The revelation follows a series of reports in El Nuevo Herald
documenting corruption at South Florida condo associations, including
rigged elections and contracts awarded without fair bidding.
Illegal fees are another reminder that South Florida’s poor and middle
class can’t keep up in a real-estate market distorted by out-of-town
cash, said Ali Bustamante, a professor at Florida International
“High application fees are potentially discriminatory by crowding out
low-income and low-middle-income renters who can’t afford to put down
$300 fees,” he said. “It’s a huge foot on the scale.”
As developers build luxury high-rises at the expense of middle-market
housing, rents across South Florida have skyrocketed. The region is now
one of the nation’s least affordable places to buy or rent, although a
new push for downtown rental buildings could help out.
Still, Bustamante said, “the property owners have all the leverage.”
Jason Wood, a sales manager at a furniture company, said he was charged
$125 to apply to the Mirador 1200 condo in Miami Beach in 2012. He paid
with a cashier’s check.
A person at the Mirador’s front desk said the fee is now $150.

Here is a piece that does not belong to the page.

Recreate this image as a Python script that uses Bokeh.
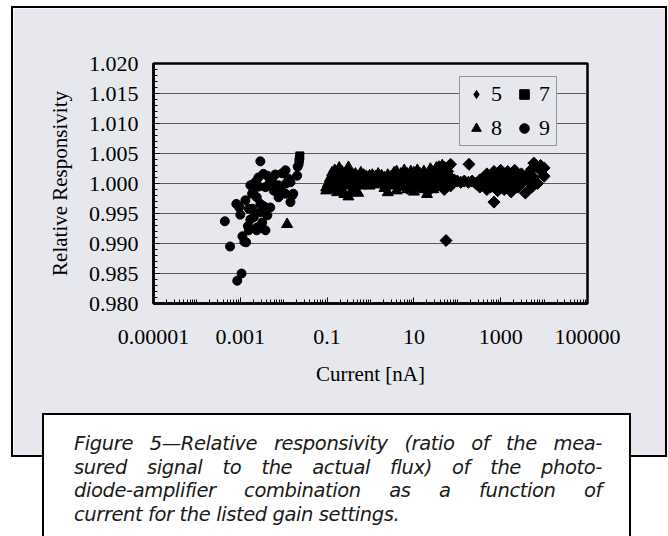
import math
from bokeh.plotting import figure
from bokeh.layouts import column
from bokeh.models import (FixedTicker, SingleIntervalTicker, PrintfTickFormatter,
                          Legend, LegendItem, Range1d, Div)
from bokeh.embed import file_html
from bokeh.resources import INLINE

# ---------------- data (current in nA, relative responsivity) ----------------
gain9_x = [0.00044, 0.00058, 0.00085, 0.00107, 0.00081, 0.00100, 0.00112, 0.00124,
           0.00136, 0.00150, 0.00157, 0.00205, 0.00245, 0.0038, 0.0032, 0.0049,
           0.0029, 0.00187, 0.0022, 0.0042, 0.0054, 0.0076, 0.0110, 0.0143,
           0.0157, 0.0110, 0.0076, 0.0059, 0.0038, 0.00171, 0.00131, 0.00157,
           0.0029, 0.0042, 0.0204, 0.0210, 0.0029, 0.0143, 0.0166, 0.0092,
           0.0114, 0.0073, 0.0024, 0.0019, 0.0024, 0.00095, 0.0026, 0.0034,
           0.0064, 0.0048, 0.0020, 0.0035, 0.0017, 0.0130, 0.0088, 0.0027]
gain9_y = [0.9937, 0.9895, 0.9838, 0.9850, 0.9966, 0.9948, 0.9912, 0.9903,
           0.9902, 0.9929, 0.9922, 0.9944, 0.9927, 0.9922, 0.9935, 0.9960,
           0.9966, 0.9983, 1.0002, 1.0013, 1.0005, 0.9997, 1.0022, 1.0002,
           0.9980, 0.9983, 0.9977, 0.9988, 0.9994, 0.9997, 0.9972, 0.9958,
           0.9952, 0.9947, 1.0013, 1.0028, 1.0037, 0.9969, 0.9983, 1.0017,
           1.0000, 0.9995, 0.9977, 0.9958, 0.9922, 0.9960, 1.0010, 1.0016,
           1.0015, 1.0002, 0.9987, 0.9962, 0.9940, 1.0008, 0.9990, 0.9995]

gain7_x = [0.0235, 0.0230, 0.0225]
gain7_y = [1.0046, 1.0041, 1.0036]

gain8_x = [0.012, 0.095, 0.095, 0.105, 0.105, 0.115, 0.115, 0.13, 0.13, 0.13,
           0.15, 0.15, 0.15, 0.17, 0.17, 0.17, 0.19, 0.19, 0.19, 0.22, 0.22, 0.22,
           0.25, 0.25, 0.25, 0.28, 0.28, 0.31, 0.31, 0.31, 0.35, 0.35, 0.35,
           0.40, 0.40, 0.40, 0.45, 0.45, 0.52, 0.52, 0.52, 0.6, 0.6, 0.6,
           0.7, 0.7, 0.8, 0.8, 0.95, 0.95, 0.95, 1.1, 1.1, 1.3, 1.3,
           1.5, 1.5, 1.5, 1.8, 1.8, 2.1, 2.1, 2.1, 2.5, 2.5, 2.5, 3.0, 3.0, 3.0,
           3.5, 3.5, 4.0, 4.0, 4.0, 5.0, 5.0, 5.0, 6.0, 6.0, 6.0, 7.0, 7.0, 7.0,
           8.5, 8.5, 8.5, 10, 10, 10, 12, 12, 12, 14, 14, 17, 17, 17,
           20, 20, 20, 24, 24, 28, 28, 33, 33, 38, 38, 45, 45]
gain8_y = [0.9932, 0.9988, 0.9993, 1.0000, 0.9990, 1.0008, 0.9996, 1.0018, 1.0005, 0.9992,
           1.0022, 1.0010, 0.9998, 1.0015, 1.0003, 0.9985, 1.0026, 1.0008, 0.9995, 1.0020, 1.0012, 0.9990,
           1.0016, 1.0004, 0.9982, 1.0010, 0.9996, 1.0027, 1.0012, 0.9978, 1.0018, 1.0006, 0.9985,
           1.0014, 1.0002, 0.9990, 1.0016, 0.9998, 1.0012, 1.0004, 0.9984, 1.0018, 1.0008, 0.9996,
           1.0014, 1.0002, 1.0012, 0.9998, 1.0013, 1.0004, 0.9996, 1.0014, 1.0006, 1.0012, 1.0002,
           1.0016, 1.0008, 0.9998, 1.0013, 1.0004, 1.0010, 1.0000, 0.9992, 1.0014, 1.0006, 0.9985,
           1.0012, 1.0002, 0.9996, 1.0018, 1.0008, 1.0020, 1.0004, 0.9988, 1.0016, 1.0006, 0.9994,
           1.0022, 1.0010, 0.9998, 1.0016, 1.0004, 0.9990, 1.0020, 1.0008, 0.9996,
           1.0018, 1.0002, 0.9986, 1.0022, 1.0010, 0.9994, 1.0016, 1.0004, 1.0020, 1.0008, 0.9990,
           1.0012, 0.9982, 0.9996, 1.0024, 1.0006, 1.0018, 0.9990, 1.0026, 1.0008, 1.0014, 0.9996,
           1.0030, 1.0012]

gain5_x = [5.0, 7.0, 7.0, 9.0, 9.0, 11, 11, 14, 14, 18, 18, 22, 22, 27, 27, 32, 32,
           38, 38, 44, 44, 50, 50, 50, 55, 60, 60, 70, 70, 70, 85, 100, 120, 145,
           186, 180, 220, 270, 330, 330, 400, 400, 480, 480, 480, 580, 580,
           700, 700, 700, 850, 850, 850, 1000, 1000, 1200, 1200, 1200, 1450, 1450,
           1750, 1750, 1750, 2100, 2100, 2500, 2500, 3000, 3000, 3700, 3700,
           4500, 4500, 5200, 5200, 5800, 5800, 7000, 7000, 8300, 8300, 10000, 10000]
gain5_y = [1.0000, 1.0012, 0.9992, 1.0006, 0.9998, 1.0014, 1.0000, 1.0010, 0.9994, 1.0016, 1.0002,
           1.0008, 0.9988, 1.0020, 1.0000, 1.0012, 0.9994, 1.0028, 1.0004, 1.0018, 0.9998,
           1.0027, 1.0008, 0.9990, 0.9905, 1.0020, 1.0002, 1.0032, 1.0010, 0.9996, 1.0006,
           1.0004, 1.0002, 1.0004, 1.0032, 1.0002, 1.0004, 1.0000, 1.0006, 0.9994, 1.0010, 0.9998,
           1.0016, 1.0002, 0.9990, 1.0012, 0.9994, 1.0020, 1.0004, 0.9969, 1.0014, 0.9998, 0.9988,
           1.0022, 1.0006, 1.0016, 1.0000, 0.9990, 1.0020, 1.0004, 1.0012, 0.9996, 0.9986,
           1.0022, 1.0006, 1.0010, 0.9994, 1.0016, 1.0000, 1.0008, 0.9984, 1.0018, 1.0002,
           1.0024, 0.9994, 1.0034, 1.0010, 1.0028, 1.0000, 1.0022, 1.0030, 1.0012, 1.0026]

legend_labels = ["5", "7", "8", "9"]
x_ticks = [1e-5, 1e-3, 1e-1, 1e1, 1e3, 1e5]
x_tick_labels = ["0.00001", "0.001", "0.1", "10", "1000", "100000"]
x_minor = [m * 10.0 ** k for k in range(-5, 5) for m in range(1, 10)]

caption_lines = [
    "Figure 5\u2014Relative responsivity (ratio of the mea-",
    "sured signal to the actual flux) of the photo-",
    "diode-amplifier combination as a function of",
    "current for the listed gain settings.",
]

PANEL = "#e7e8ed"
SERIF = "Liberation Serif"
CW, CH = 652, 447                      # gray panel (figure canvas) size
FL, FR, FT, FB = 140, 574, 55, 295     # frame edges on that canvas

p = figure(width=CW, height=CH, x_axis_type="log",
           x_range=Range1d(1e-5, 1e5), y_range=Range1d(0.980, 1.020),
           output_backend="svg", toolbar_location=None, title=None,
           min_border_left=FL, min_border_right=CW - FR,
           min_border_top=FT, min_border_bottom=CH - FB)
p.border_fill_color = PANEL
p.background_fill_color = PANEL
p.outline_line_color = "black"
p.outline_line_width = 2.5
p.margin = (8, 0, 0, 13)
p.styles = {"outline": "2.5px solid black"}

# axes
xa = p.xaxis[0]
xa.ticker = FixedTicker(ticks=x_ticks, minor_ticks=x_minor)
xa.major_label_overrides = dict(zip(x_ticks, x_tick_labels))
ya = p.yaxis[0]
ya.ticker = SingleIntervalTicker(interval=0.005, num_minor_ticks=5)
ya.formatter = PrintfTickFormatter(format="%.3f")
for ax in (xa, ya):
    ax.axis_line_width = 2.5
    ax.axis_line_color = "black"
    ax.major_tick_in = 6
    ax.major_tick_out = 0
    ax.minor_tick_in = 4
    ax.minor_tick_out = 0
    ax.major_tick_line_color = "black"
    ax.minor_tick_line_color = "black"
    ax.major_label_text_font = SERIF
    ax.major_label_text_font_size = "22px"
    ax.major_label_text_color = "black"
    ax.axis_label_text_font = SERIF
    ax.axis_label_text_font_size = "21px"
    ax.axis_label_text_font_style = "normal"
    ax.axis_label_text_color = "black"
xa.axis_label = "Current [nA]"
ya.axis_label = "Relative Responsivity"
xa.major_label_standoff = 26
xa.axis_label_standoff = 15
ya.major_label_standoff = 15
ya.axis_label_standoff = 14

p.xgrid.visible = False
p.ygrid.ticker = ya.ticker
p.ygrid.grid_line_color = "#5a5a5a"
p.ygrid.grid_line_width = 1.2

r5 = p.scatter(gain5_x, gain5_y, marker="square", angle=math.pi / 4, size=8.5, color="black")
r5_key = p.scatter(gain5_x, gain5_y, marker="diamond", size=0, color="black", line_alpha=0)
r7 = p.scatter(gain7_x, gain7_y, marker="square", size=8, color="black")
r8 = p.scatter(gain8_x, gain8_y, marker="triangle", size=11, color="black")
r9 = p.scatter(gain9_x, gain9_y, marker="circle", size=9, color="black")

items = {l: r for l, r in zip(legend_labels, [r5_key, r7, r8, r9])}
order = ["5", "8", "7", "9"]          # column-major fill -> rows "5 7" / "8 9"
legend = Legend(items=[LegendItem(label=l, renderers=[items[l]]) for l in order],
                ncols=2, location=(306, 157),
                background_fill_color=PANEL, background_fill_alpha=1.0,
                border_line_color="#444444", border_line_width=1,
                label_text_font=SERIF, label_text_font_size="22px",
                label_text_color="black",
                glyph_width=24, glyph_height=24, label_height=24, label_width=13,
                label_standoff=3, spacing=8, padding=4, margin=0)
p.add_layout(legend)

# caption box (overlaps the bottom of the gray panel)
line_css = ("font-family:'DejaVu Sans';font-style:italic;font-size:19.5px;"
            "letter-spacing:-0.4px;line-height:23.7px;height:23.7px;color:#1a1a1a;"
            "width:528px;white-space:nowrap;")
lines_html = "".join(
    f'<div style="{line_css}text-align:justify;text-align-last:'
    f'{"justify" if i < len(caption_lines) - 1 else "left"};">{t}</div>'
    for i, t in enumerate(caption_lines))
caption = Div(text=(
    '<div style="box-sizing:border-box;width:589px;height:123px;'
    'border:2.5px solid black;border-bottom:none;background:white;'
    'padding:17px 0 0 30px;margin:0;">' + lines_html + '</div>'),
    width=589, height=123, margin=(-42, 0, 0, 42),
    styles={"position": "relative", "z-index": "5"})

page = column(p, caption, spacing=0)
open("out.html", "w").write(file_html(page, INLINE))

“I am currently looking for a new place and see all over they advertise
fees of $200 to $300,” Wood said. “Miami is already a rip-off when it
comes to cost of housing and this is more salt in the wound with no
real system of ... tenants’ rights.”
Jacking up the price
The Florida Condominium Act prohibits condo associations from charging
so-called transfer fees of more than $100 per applicant “in connection
with the sale, mortgage, lease, sublease, or other transfer of a unit.”
The law also states that married couples should be treated as one
person and pay a total of $100, and prevents associations from charging
dependent children or people renewing their leases. Any transfer fees —
including charges associated with background checks, screening and
move-in fees — have to be clearly stated in a condo’s governing
But the rules are widely flouted.
To apply for a lease at 2 Midtown in the popular neighborhood near
Wynwood, a renter must pay a $200 application fee, plus a $350
“processing” fee. Only money orders are accepted.

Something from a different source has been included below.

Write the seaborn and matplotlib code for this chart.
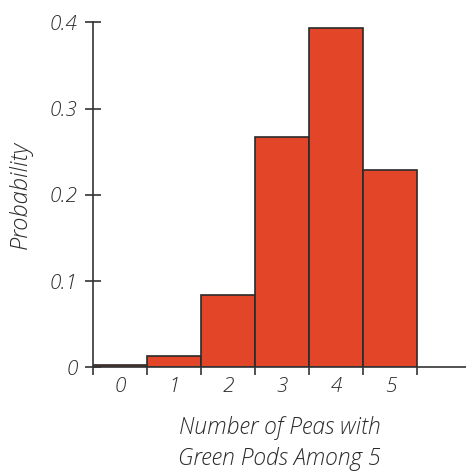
import matplotlib
matplotlib.use("Agg")
import matplotlib.pyplot as plt
import seaborn as sns
import pandas as pd

# values
green_pods = [0, 1, 2, 3, 4, 5]
probability = [0.003, 0.013, 0.084, 0.267, 0.394, 0.229]
y_ticks = [0, 0.1, 0.2, 0.3, 0.4]
y_tick_labels = ["0", "0.1", "0.2", "0.3", "0.4"]

df = pd.DataFrame({"pods": green_pods, "prob": probability})

sns.set_style("white")
plt.rcParams["font.family"] = ["Open Sans", "DejaVu Sans"]
txt = dict(fontstyle="italic", fontweight="light", color="#2b2b2b")

fig = plt.figure(figsize=(4.66, 4.73), dpi=100)
ax = fig.add_axes([0.2, 0.2235, 0.8, 0.729])

sns.barplot(data=df, x="pods", y="prob", color="#E24527", saturation=1,
            width=1.0, edgecolor="#2a2a2a", linewidth=1.2, ax=ax)

ax.set_xlim(-0.5, 6.4)
ax.set_ylim(0, 0.4)

# tick marks at bar edges, labels at bar centres
ax.set_xticks([i - 0.5 for i in range(len(green_pods) + 1)])
ax.set_xticklabels([])
ax.set_xticks(range(len(green_pods)), minor=True)
ax.set_xticklabels([str(v) for v in green_pods], minor=True, fontsize=15, **txt)
ax.tick_params(axis="x", which="major", bottom=True, direction="out", length=6,
               width=1.2, color="#333333")
ax.tick_params(axis="x", which="minor", bottom=True, length=0, pad=7)

ax.set_yticks(y_ticks)
ax.set_yticklabels(y_tick_labels, fontsize=15, **txt)
ax.tick_params(axis="y", left=True, direction="inout", length=12, width=1.2,
               color="#333333", pad=5)

for s in ["top", "right"]:
    ax.spines[s].set_visible(False)
for s in ["left", "bottom"]:
    ax.spines[s].set_color("#333333")
    ax.spines[s].set_linewidth(1.2)

ax.set_xlabel("Number of Peas with\nGreen Pods Among 5", fontsize=16.5, labelpad=14,
              linespacing=1.35, **txt)
ax.set_ylabel("Probability", fontsize=17, labelpad=12, **txt)

fig.savefig("out.png", dpi=100)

At the Pavillion in mid-Beach, the association charges $260 for new applicants.
An extra $160 might seem like small change, but it adds up. The
Pavillion has 408 units. About 200 of them are rented out at any given
time, according to a tenant information package.
At larger buildings, the benefits for management and associations are
even greater. Quantum on the Bay in Edgewater has nearly 700 units. The
association charges tenants a $100 application fee plus $125 for
“registration and orientation,” $175 for “administrative review” and
$225 to move in and out.
Property management companies usually handle the applications and profit from high fees. The associations also make extra cash.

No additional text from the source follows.